The agreement comes amid mounting pressure on Greencore to accelerate its turnaround and deliver higher shareholder returns. Hong Kong-based Oasis Management, the company’s largest shareholder, had previously called for faster execution on strategic priorities. The deal is likely to be viewed as a bold response. Greencore’s share price has climbed more than 40% in the past year, while Bakkavor’s has surged over 60%.

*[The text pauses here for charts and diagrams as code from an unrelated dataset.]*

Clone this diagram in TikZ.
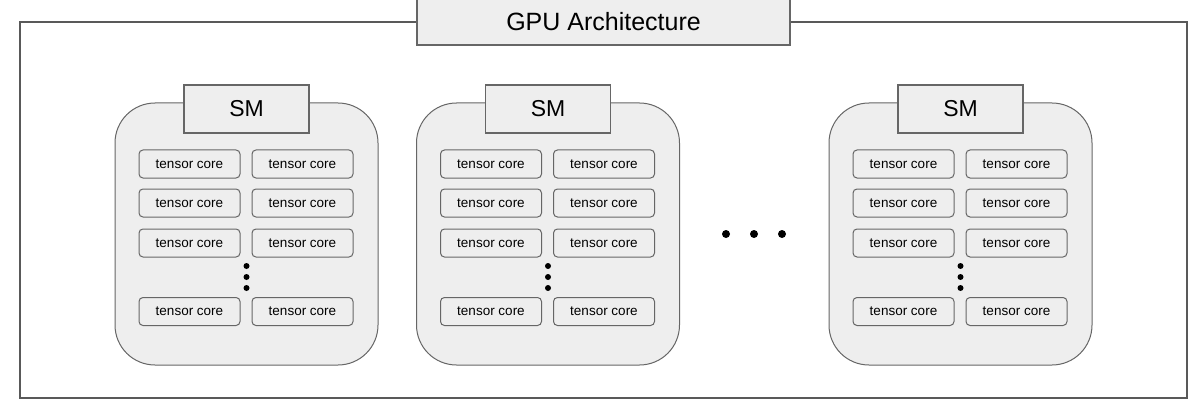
\documentclass[tikz,border=0pt]{standalone}
\usepackage{fontspec}
\setmainfont{Liberation Sans}
\definecolor{boxfill}{HTML}{EEEEEE}
\definecolor{outerline}{HTML}{595959}
\definecolor{boxline}{HTML}{666666}
\tikzset{
  outerframe/.style={draw=outerline, line width=2pt},
  titlebox/.style={draw=boxline, fill=boxfill, line width=1.2pt, minimum width=373pt, minimum height=46pt, inner sep=0pt, font=\fontsize{25}{30}\selectfont},
  smbox/.style={draw=boxline, fill=boxfill, line width=1pt, rounded corners=40pt, minimum width=263pt, minimum height=262pt, inner sep=0pt},
  smlabel/.style={draw=boxline, fill=boxfill, line width=1.2pt, minimum width=125pt, minimum height=48pt, inner sep=0pt, font=\fontsize{23}{27}\selectfont},
  corebox/.style={draw=boxline, fill=boxfill, line width=1pt, rounded corners=4pt, minimum width=101pt, minimum height=28pt, inner sep=0pt, font=\fontsize{13.5}{16}\selectfont},
  dotmark/.style={circle, fill=black, inner sep=0pt, minimum size=6pt},
}
\begin{document}
\begin{tikzpicture}[x=1pt,y=-1pt]
\useasboundingbox (0,0) rectangle (1202,417);
\coordinate (otl) at (20,22);
\coordinate (obr) at (1187,398);
\draw[outerframe] (otl) rectangle (obr);
\node[titlebox] (gpu) at (603.5,22) {GPU Architecture};
\foreach \i/\dx in {1/0, 2/301.5, 3/714} {
  \node[smbox] (sm\i) at (246.5+\dx,234) {};
  \node[smlabel] (sm\i lbl) at (246.5+\dx,109) {SM};
  \foreach \r/\y in {1/164, 2/203, 3/243, 4/311.5} {
    \node[corebox] (sm\i c\r a) at (189.5+\dx,\y) {tensor core};
    \node[corebox] (sm\i c\r b) at (302.5+\dx,\y) {tensor core};
  }
  \foreach \k/\y in {1/266, 2/277, 3/288} {
    \node[dotmark] (sm\i d\k) at (246.5+\dx,\y) {};
  }
}
\foreach \k/\x in {1/726, 2/754, 3/782} {
  \node[dotmark, minimum size=8pt] (hd\k) at (\x,234) {};
}
\end{tikzpicture}
\end{document}
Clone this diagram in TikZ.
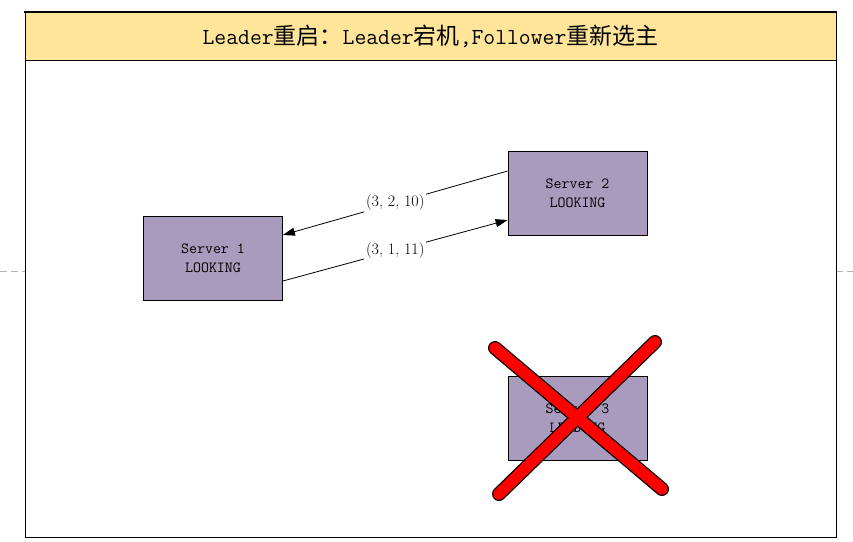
\documentclass[tikz,border=0pt]{standalone}
\usepackage{fontspec}
\newfontfamily\cjk{Noto Sans CJK SC}
\usetikzlibrary{arrows.meta,calc}
\definecolor{titlebg}{HTML}{FFE599}
\definecolor{srvfill}{HTML}{A99BBD}
\definecolor{crossred}{HTML}{FF0000}
\tikzset{
  srv/.style={draw=black, line width=0.8pt, fill=srvfill, minimum width=139pt, minimum height=84pt,
    inner sep=0pt, align=center, font=\ttfamily\fontsize{15.5}{19}\selectfont},
  msg/.style={draw=black, line width=0.8pt, -{Triangle[length=12pt,width=8pt]}},
  msglabel/.style={fill=white, inner sep=2pt, font=\rmfamily\fontsize{16}{18}\selectfont},
  crossline/.style={line width=14pt, line cap=round},
  sidedash/.style={draw=gray!60, line width=1pt, dash pattern=on 7pt off 4pt}
}
\begin{document}
\begin{tikzpicture}[x=1pt,y=-1pt]
\useasboundingbox[fill=white] (0,0) rectangle (853,541);
% side dashed marks
\draw[sidedash] (0,271) -- (25,271);
\draw[sidedash] (836,271) -- (853,271);
% frame and title bar
\fill[titlebg] (25,12) rectangle (836,60);
\draw[line width=1pt] (25,12) rectangle (836,537);
\draw[line width=1pt] (25,60) -- (836,60);
\draw[line width=2.2pt] (24,12) -- (837,12);
\node (title) at (430.5,36) {\ttfamily\fontsize{23}{26}\selectfont Leader{\cjk 重启：}Leader{\cjk 宕机},Follower{\cjk 重新选主}};
% servers
\node[srv] (s1) at (213,258) {Server 1\\LOOKING};
\node[srv] (s2) at (577.5,193) {Server 2\\LOOKING};
\node[srv] (s3) at (577.5,418) {Server 3\\LEADING};
% messages
\draw[msg] ($(s2.west)+(0,-22)$) -- node[msglabel] (l1) {(3, 2, 10)} ($(s1.east)+(0,-23)$);
\draw[msg] ($(s1.east)+(0,23)$) -- node[msglabel] (l2) {(3, 1, 11)} ($(s2.west)+(0,27)$);
% cross
\coordinate (c1a) at (495,348);
\coordinate (c1b) at (662,489);
\coordinate (c2a) at (655,342);
\coordinate (c2b) at (499,494);
\draw[crossline, black] (c1a) -- (c1b);
\draw[crossline, black] (c2a) -- (c2b);
\draw[crossline, line width=11.5pt, crossred] (c1a) -- (c1b);
\draw[crossline, line width=11.5pt, crossred] (c2a) -- (c2b);
\end{tikzpicture}
\end{document}
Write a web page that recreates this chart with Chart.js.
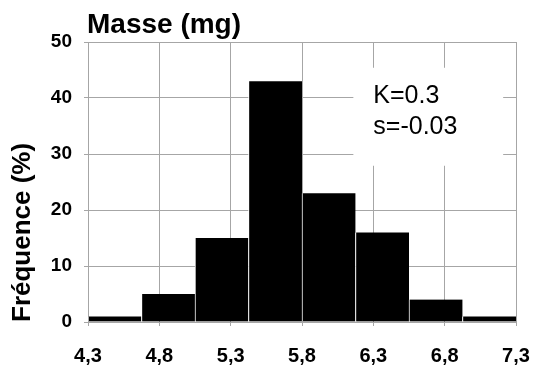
<!DOCTYPE html>
<html>
<head>
<meta charset="utf-8">
<script src="https://cdn.jsdelivr.net/npm/chart.js@4.4.0/dist/chart.umd.min.js"></script>
<style>
html, body { margin: 0; padding: 0; background: #fff; }
#wrap { width: 539px; height: 369px; position: relative; }
</style>
</head>
<body>
<div id="wrap"><canvas id="histChart"></canvas></div>
<script>
// Histogram classes (lower bound of each class, width of a class)
const binStarts = [4.3, 4.675, 5.05, 5.425, 5.8, 6.175, 6.55, 6.925];
const binWidth = 0.375;
// Frequency in % for each class
const frequencies = [1, 5, 15, 43, 23, 16, 4, 1];

const xTickValues = [4.3, 4.8, 5.3, 5.8, 6.3, 6.8, 7.3];
const yTickValues = [0, 10, 20, 30, 40, 50];

const chartTitle = 'Masse (mg)';
const yAxisTitle = 'Fréquence (%)';
const statsLines = ['K=0.3', 's=-0.03'];

const FONT = 'Arial, "Liberation Sans", sans-serif';
const GRID = '#a6a6a6';

// title in the top left + white box with the statistics
const extraText = {
    id: 'extraText',
    beforeDatasetsDraw(chart) {
        const { ctx, chartArea, scales } = chart;
        const x = scales.x, y = scales.y;
        ctx.save();
        // white box hides the grid behind the stats
        const bx1 = x.getPixelForValue(6.16), bx2 = x.getPixelForValue(7.21);
        const by1 = y.getPixelForValue(45.4), by2 = y.getPixelForValue(27.9);
        ctx.fillStyle = '#fff';
        ctx.fillRect(bx1, by1, bx2 - bx1, by2 - by1);

        ctx.fillStyle = '#000';
        ctx.textAlign = 'left';
        ctx.textBaseline = 'alphabetic';
        ctx.font = '25px ' + FONT;
        ctx.fillText(statsLines[0], x.getPixelForValue(6.3), y.getPixelForValue(39.1));
        ctx.fillText(statsLines[1], x.getPixelForValue(6.3), y.getPixelForValue(33.6));

        ctx.font = 'bold 28px ' + FONT;
        ctx.fillText(chartTitle, chartArea.left - 1, 33);
        ctx.restore();
    }
};

const ctx = document.getElementById('histChart');

new Chart(ctx, {
    type: 'bar',
    data: {
        datasets: [{
            data: binStarts.map((s, i) => ({ x: s + binWidth / 2, y: frequencies[i] })),
            backgroundColor: '#000',
            borderColor: '#fff',
            borderWidth: { left: 1, right: 0, top: 0, bottom: 0 },
            borderSkipped: false,
            barPercentage: 1,
            categoryPercentage: 1,
        }]
    },
    options: {
        responsive: true,
        maintainAspectRatio: false,
        animation: false,
        layout: {
            padding: { top: 42, right: 23, bottom: 0, left: 0 }
        },
        plugins: {
            legend: { display: false },
            tooltip: { enabled: false },
        },
        scales: {
            x: {
                type: 'linear',
                min: xTickValues[0],
                max: xTickValues[xTickValues.length - 1],
                offset: false,
                afterBuildTicks: (scale) => {
                    scale.ticks = xTickValues.map(v => ({ value: v }));
                },
                afterFit: (scale) => {
                    scale.height = 47;
                    scale.paddingLeft = 0;
                    scale.paddingRight = 0;
                },
                grid: { color: GRID, offset: false, tickLength: 4 },
                border: { color: GRID },
                ticks: {
                    color: '#000',
                    font: { family: FONT, size: 20, weight: 'bold' },
                    padding: 18,
                    maxRotation: 0,
                    autoSkip: false,
                    callback: (v) => Number(v).toFixed(1).replace('.', ','),
                },
            },
            y: {
                min: yTickValues[0],
                max: yTickValues[yTickValues.length - 1],
                afterBuildTicks: (scale) => {
                    scale.ticks = yTickValues.map(v => ({ value: v }));
                },
                afterFit: (scale) => { scale.width = 88; },
                grid: { color: GRID, tickLength: 4 },
                border: { color: GRID },
                ticks: {
                    color: '#000',
                    font: { family: FONT, size: 19, weight: 'bold' },
                    padding: 12,
                },
                title: {
                    display: true,
                    text: yAxisTitle,
                    align: 'start',
                    color: '#000',
                    font: { family: FONT, size: 26, weight: 'bold' },
                    padding: { top: 7, bottom: 0 },
                },
            },
        },
    },
    plugins: [extraText],
});
</script>
</body>
</html>
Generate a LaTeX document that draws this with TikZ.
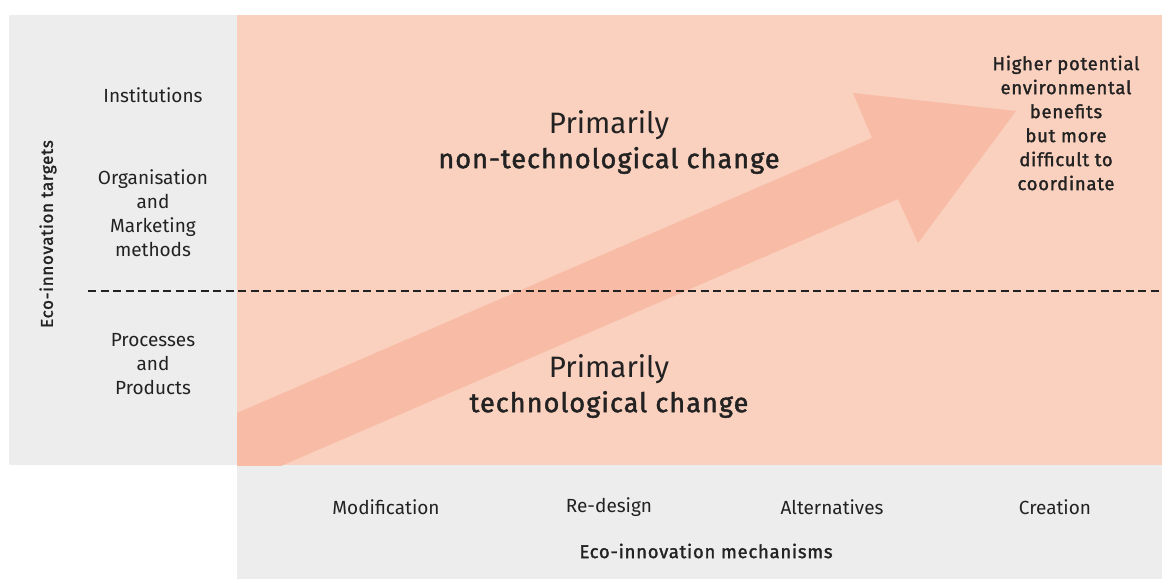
\documentclass[tikz,border=0pt]{standalone}
\usepackage{fontspec}
\setmainfont{Fira Sans}
\newfontfamily\medfont{Fira Sans}[FakeBold=1.6, LetterSpace=4]
\usepackage{xcolor}
\usetikzlibrary{positioning}

\definecolor{panelgrey}{HTML}{EDEDED}
\definecolor{peach}{HTML}{FAD0BE}
\definecolor{peachdark}{HTML}{F8BCA6}
\definecolor{ink}{HTML}{222222}

\begin{document}
\begin{tikzpicture}[x=1pt, y=-1pt,
  lighttext/.style={align=center, text=ink, font=\fontsize{19}{24}\selectfont},
  medtext/.style={align=center, text=ink, font=\medfont\fontsize{18.5}{24}\selectfont},
  bigtext/.style={align=center, text=ink, font=\fontsize{29.5}{35}\selectfont}]
\useasboundingbox (0,0) rectangle (1162,580);

% Panels
\fill[panelgrey] (9,15) rectangle (237,465);
\fill[peach] (237,15) rectangle (1162,465);
\fill[panelgrey] (237,465) rectangle (1162,579);

% Big arrow, clipped to the peach panel
\begin{scope}
\clip (237,15) rectangle (1162,465);
\fill[peachdark] (200,429) -- (872,138) -- (853,93) -- (1016,111)
    -- (918,243) -- (898,199) -- (200,501) -- cycle;
\end{scope}

% Divider
\coordinate (divL) at (88,291);
\coordinate (divR) at (1162,291);
\draw[ink, line width=1.1pt, dash pattern=on 8pt off 4.5pt] (divL) -- (divR);

% Targets
\node[medtext, font=\medfont\fontsize{17}{24}\selectfont, rotate=90] (targets) at (48,234) {Eco-innovation targets};
\node[lighttext] (inst) at (153,95) {Institutions};
\node[lighttext] (orgmkt) at (153,213) {Organisation\\and\\Marketing\\methods};
\node[lighttext] (procprod) at (153,364) {Processes\\and\\Products};

% Change regions
\node[bigtext] (nontech) at (609,142) {Primarily\\{\medfont\fontsize{27}{35}\selectfont non-technological change}};
\node[bigtext] (tech) at (609,386) {Primarily\\{\medfont\fontsize{27}{35}\selectfont technological change}};

% Benefits
\node[medtext] (benefits) at (1066,123) {Higher potential\\environmental\\benefits\\but more\\difficult to\\coordinate};

% Mechanisms
\node[lighttext] (modif) at (386,507) {Modification};
\node[lighttext] (redesign) at (609,507) {Re-design};
\node[lighttext] (altern) at (832,507) {Alternatives};
\node[lighttext] (creation) at (1055,507) {Creation};
\node[medtext] (mech) at (706,551) {Eco-innovation mechanisms};
\end{tikzpicture}
\end{document}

But while the merger has clear financial and strategic benefits, challenges remain. Integrating two large and complex chilled food operations will require careful alignment across different corporate cultures, systems and production sites. Labour relations could also be a flashpoint. In November, Bakkavor experienced strike action over pay, resulting in supermarket shortages of key items like taramasalata. Any disruption in the combined group could have knock-on effects for supply reliability - critical in the ultra-competitive chilled convenience market.
Additionally, navigating regulatory scrutiny - particularly around competition law - will be essential. The UK’s Competition and Markets Authority (CMA) is likely to take a close look at the merged group’s market share in categories like ready meals and sandwiches.
A new chapter in convenience

If approved, the deal will create a dominant force in UK chilled convenience food and a formidable supplier to retailers looking to streamline sourcing amid continued inflationary pressures and evolving shopper habits. From office workers grabbing a quick lunch to families seeking premium ready meals, the new Greencore-Bakkavor entity aims to meet rising consumer demand for fresh, fast and flavourful food-to-go options.
This acquisition also has global implications. Bakkavor’s operations in the US and China could provide Greencore with new international growth avenues at a time when UK food manufacturers are increasingly looking beyond domestic borders.
The deal is in the ‘agreement in principle’ phase, but both companies appear aligned in vision and ambition. Assuming shareholder approval and regulatory clearance, the newly merged group could be operating as a single entity by the second half of 2025.